Recorded information:

======

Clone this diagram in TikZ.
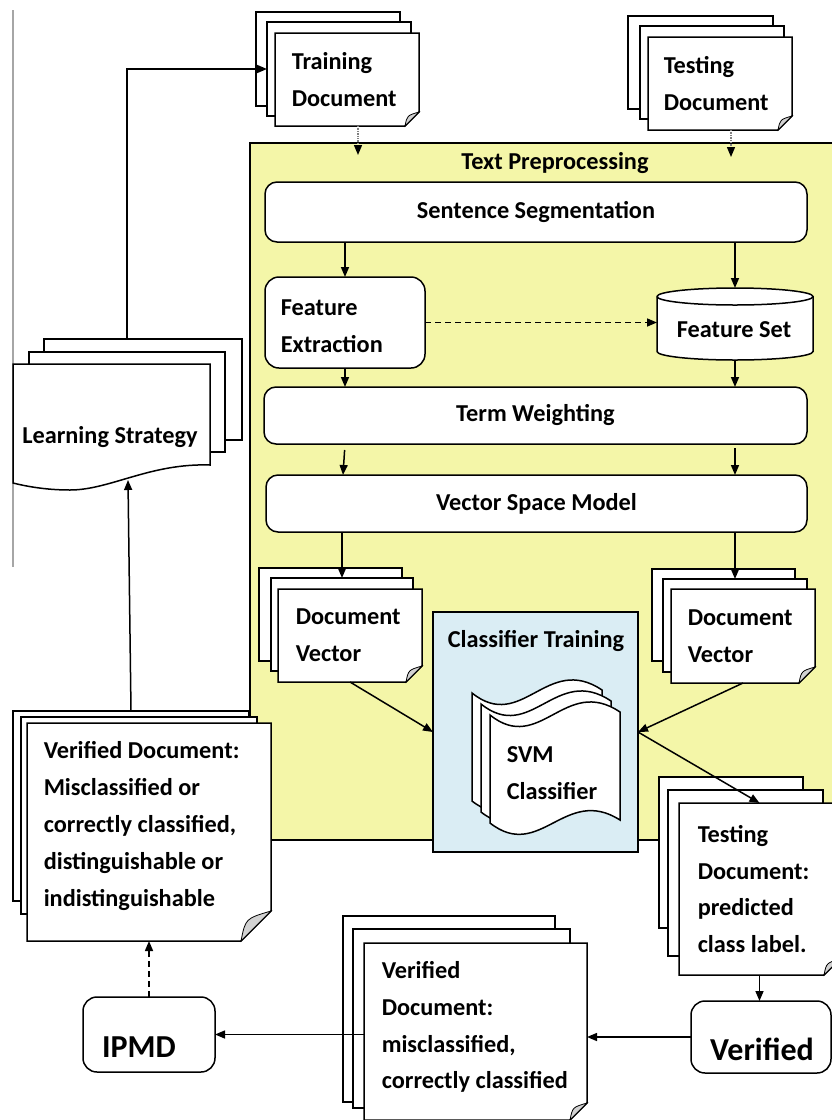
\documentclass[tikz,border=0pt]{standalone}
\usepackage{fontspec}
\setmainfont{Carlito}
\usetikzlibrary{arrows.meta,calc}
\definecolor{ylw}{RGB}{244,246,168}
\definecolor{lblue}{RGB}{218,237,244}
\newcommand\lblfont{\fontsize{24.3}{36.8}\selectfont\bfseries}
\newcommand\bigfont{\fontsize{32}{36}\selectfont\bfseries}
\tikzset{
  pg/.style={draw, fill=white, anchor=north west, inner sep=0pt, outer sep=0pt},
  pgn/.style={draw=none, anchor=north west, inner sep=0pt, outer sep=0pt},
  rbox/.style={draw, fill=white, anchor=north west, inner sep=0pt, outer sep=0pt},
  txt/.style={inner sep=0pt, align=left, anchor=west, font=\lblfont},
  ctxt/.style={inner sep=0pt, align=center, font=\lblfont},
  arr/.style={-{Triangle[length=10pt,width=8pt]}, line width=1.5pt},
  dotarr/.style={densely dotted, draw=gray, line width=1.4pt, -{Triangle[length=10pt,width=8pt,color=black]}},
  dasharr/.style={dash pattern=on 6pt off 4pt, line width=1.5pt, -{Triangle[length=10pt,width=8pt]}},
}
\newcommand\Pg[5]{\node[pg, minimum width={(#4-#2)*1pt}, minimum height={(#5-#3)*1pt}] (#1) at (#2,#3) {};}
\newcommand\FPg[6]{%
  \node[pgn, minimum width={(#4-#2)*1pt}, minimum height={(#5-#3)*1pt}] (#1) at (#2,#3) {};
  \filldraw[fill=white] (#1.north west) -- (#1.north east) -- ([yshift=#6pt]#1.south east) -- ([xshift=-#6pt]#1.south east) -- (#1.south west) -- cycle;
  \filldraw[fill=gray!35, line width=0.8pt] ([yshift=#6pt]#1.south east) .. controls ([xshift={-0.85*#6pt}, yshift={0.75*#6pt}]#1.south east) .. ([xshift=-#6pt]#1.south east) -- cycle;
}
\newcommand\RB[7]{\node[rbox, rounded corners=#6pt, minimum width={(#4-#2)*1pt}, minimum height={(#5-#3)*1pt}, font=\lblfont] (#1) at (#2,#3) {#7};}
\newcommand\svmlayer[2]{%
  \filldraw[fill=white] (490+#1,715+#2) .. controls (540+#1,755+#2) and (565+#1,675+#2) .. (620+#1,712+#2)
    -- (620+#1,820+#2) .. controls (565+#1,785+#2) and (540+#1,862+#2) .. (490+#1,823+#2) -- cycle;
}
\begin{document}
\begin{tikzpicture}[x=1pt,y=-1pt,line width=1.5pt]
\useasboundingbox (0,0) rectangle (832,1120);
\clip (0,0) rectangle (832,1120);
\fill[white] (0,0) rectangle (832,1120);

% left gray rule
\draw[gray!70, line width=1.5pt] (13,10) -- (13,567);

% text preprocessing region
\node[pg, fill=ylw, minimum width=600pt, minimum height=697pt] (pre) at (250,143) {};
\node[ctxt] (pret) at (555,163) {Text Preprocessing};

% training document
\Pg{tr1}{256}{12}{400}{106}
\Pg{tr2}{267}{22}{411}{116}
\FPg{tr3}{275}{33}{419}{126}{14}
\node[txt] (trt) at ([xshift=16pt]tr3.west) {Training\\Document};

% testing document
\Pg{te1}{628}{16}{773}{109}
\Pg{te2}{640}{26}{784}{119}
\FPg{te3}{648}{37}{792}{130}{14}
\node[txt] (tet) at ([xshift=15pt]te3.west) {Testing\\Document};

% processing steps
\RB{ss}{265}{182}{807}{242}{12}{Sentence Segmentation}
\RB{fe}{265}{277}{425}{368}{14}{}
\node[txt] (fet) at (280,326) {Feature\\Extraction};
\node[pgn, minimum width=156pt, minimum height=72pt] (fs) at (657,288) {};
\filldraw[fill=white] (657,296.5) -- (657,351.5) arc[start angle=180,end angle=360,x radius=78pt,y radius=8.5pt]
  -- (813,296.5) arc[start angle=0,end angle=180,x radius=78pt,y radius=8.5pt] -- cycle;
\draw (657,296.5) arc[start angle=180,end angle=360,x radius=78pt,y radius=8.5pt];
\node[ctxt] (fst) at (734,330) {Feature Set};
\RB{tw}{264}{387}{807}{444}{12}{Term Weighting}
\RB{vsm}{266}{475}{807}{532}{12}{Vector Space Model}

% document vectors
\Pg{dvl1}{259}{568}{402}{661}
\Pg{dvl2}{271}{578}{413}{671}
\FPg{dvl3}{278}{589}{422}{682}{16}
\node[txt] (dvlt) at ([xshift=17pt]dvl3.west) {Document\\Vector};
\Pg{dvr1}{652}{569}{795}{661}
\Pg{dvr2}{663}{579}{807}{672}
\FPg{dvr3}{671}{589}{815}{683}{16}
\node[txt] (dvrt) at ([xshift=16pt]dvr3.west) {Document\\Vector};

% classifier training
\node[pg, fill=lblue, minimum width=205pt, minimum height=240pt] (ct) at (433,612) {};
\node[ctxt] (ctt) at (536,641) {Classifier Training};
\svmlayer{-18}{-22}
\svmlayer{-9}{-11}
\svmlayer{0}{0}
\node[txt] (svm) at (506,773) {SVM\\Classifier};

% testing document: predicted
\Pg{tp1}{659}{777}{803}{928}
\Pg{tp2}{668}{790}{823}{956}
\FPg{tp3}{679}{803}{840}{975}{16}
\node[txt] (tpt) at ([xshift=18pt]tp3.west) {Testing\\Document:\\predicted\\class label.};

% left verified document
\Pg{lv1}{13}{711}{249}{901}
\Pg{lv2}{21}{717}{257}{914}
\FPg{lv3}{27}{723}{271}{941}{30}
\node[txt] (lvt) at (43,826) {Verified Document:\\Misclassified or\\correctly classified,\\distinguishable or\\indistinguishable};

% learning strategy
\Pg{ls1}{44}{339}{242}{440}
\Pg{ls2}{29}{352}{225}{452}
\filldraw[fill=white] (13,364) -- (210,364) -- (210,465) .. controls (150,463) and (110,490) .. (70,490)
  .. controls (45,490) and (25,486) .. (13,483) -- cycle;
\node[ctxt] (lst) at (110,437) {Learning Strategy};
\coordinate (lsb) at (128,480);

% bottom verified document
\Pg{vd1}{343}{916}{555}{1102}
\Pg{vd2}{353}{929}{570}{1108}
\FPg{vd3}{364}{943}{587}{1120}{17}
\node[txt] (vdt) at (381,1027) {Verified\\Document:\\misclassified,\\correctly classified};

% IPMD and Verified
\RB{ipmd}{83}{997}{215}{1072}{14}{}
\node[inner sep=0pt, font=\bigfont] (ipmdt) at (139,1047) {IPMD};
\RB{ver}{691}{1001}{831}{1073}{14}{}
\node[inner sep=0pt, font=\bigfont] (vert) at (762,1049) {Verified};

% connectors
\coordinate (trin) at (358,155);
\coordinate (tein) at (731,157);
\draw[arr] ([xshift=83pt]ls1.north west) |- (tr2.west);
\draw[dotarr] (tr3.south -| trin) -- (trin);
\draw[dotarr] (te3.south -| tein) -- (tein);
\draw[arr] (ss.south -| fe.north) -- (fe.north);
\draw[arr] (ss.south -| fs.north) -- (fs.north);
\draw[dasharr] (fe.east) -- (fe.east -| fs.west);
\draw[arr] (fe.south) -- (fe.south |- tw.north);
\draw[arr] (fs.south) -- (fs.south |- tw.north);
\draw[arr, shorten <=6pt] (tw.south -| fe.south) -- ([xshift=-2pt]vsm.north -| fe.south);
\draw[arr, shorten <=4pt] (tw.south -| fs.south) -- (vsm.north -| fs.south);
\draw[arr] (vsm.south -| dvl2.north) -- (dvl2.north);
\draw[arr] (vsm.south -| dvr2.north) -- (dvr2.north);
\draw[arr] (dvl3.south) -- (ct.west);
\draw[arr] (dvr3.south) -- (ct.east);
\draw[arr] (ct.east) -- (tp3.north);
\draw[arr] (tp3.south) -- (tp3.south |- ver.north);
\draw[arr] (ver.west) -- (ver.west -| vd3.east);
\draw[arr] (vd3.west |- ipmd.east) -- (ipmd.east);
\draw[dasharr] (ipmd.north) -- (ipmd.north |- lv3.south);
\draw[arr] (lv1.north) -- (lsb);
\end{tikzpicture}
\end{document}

======

Task directions:
Restate exactly, please, only the lines between the start of the data and the line containing "(13,10) -- (13,567);", both ends included, skipping the pictures.

Full answer:
Clone this diagram in TikZ.
\documentclass[tikz,border=0pt]{standalone}
\usepackage{fontspec}
\setmainfont{Carlito}
\usetikzlibrary{arrows.meta,calc}
\definecolor{ylw}{RGB}{244,246,168}
\definecolor{lblue}{RGB}{218,237,244}
\newcommand\lblfont{\fontsize{24.3}{36.8}\selectfont\bfseries}
\newcommand\bigfont{\fontsize{32}{36}\selectfont\bfseries}
\tikzset{
  pg/.style={draw, fill=white, anchor=north west, inner sep=0pt, outer sep=0pt},
  pgn/.style={draw=none, anchor=north west, inner sep=0pt, outer sep=0pt},
  rbox/.style={draw, fill=white, anchor=north west, inner sep=0pt, outer sep=0pt},
  txt/.style={inner sep=0pt, align=left, anchor=west, font=\lblfont},
  ctxt/.style={inner sep=0pt, align=center, font=\lblfont},
  arr/.style={-{Triangle[length=10pt,width=8pt]}, line width=1.5pt},
  dotarr/.style={densely dotted, draw=gray, line width=1.4pt, -{Triangle[length=10pt,width=8pt,color=black]}},
  dasharr/.style={dash pattern=on 6pt off 4pt, line width=1.5pt, -{Triangle[length=10pt,width=8pt]}},
}
\newcommand\Pg[5]{\node[pg, minimum width={(#4-#2)*1pt}, minimum height={(#5-#3)*1pt}] (#1) at (#2,#3) {};}
\newcommand\FPg[6]{%
  \node[pgn, minimum width={(#4-#2)*1pt}, minimum height={(#5-#3)*1pt}] (#1) at (#2,#3) {};
  \filldraw[fill=white] (#1.north west) -- (#1.north east) -- ([yshift=#6pt]#1.south east) -- ([xshift=-#6pt]#1.south east) -- (#1.south west) -- cycle;
  \filldraw[fill=gray!35, line width=0.8pt] ([yshift=#6pt]#1.south east) .. controls ([xshift={-0.85*#6pt}, yshift={0.75*#6pt}]#1.south east) .. ([xshift=-#6pt]#1.south east) -- cycle;
}
\newcommand\RB[7]{\node[rbox, rounded corners=#6pt, minimum width={(#4-#2)*1pt}, minimum height={(#5-#3)*1pt}, font=\lblfont] (#1) at (#2,#3) {#7};}
\newcommand\svmlayer[2]{%
  \filldraw[fill=white] (490+#1,715+#2) .. controls (540+#1,755+#2) and (565+#1,675+#2) .. (620+#1,712+#2)
    -- (620+#1,820+#2) .. controls (565+#1,785+#2) and (540+#1,862+#2) .. (490+#1,823+#2) -- cycle;
}
\begin{document}
\begin{tikzpicture}[x=1pt,y=-1pt,line width=1.5pt]
\useasboundingbox (0,0) rectangle (832,1120);
\clip (0,0) rectangle (832,1120);
\fill[white] (0,0) rectangle (832,1120);

% left gray rule
\draw[gray!70, line width=1.5pt] (13,10) -- (13,567);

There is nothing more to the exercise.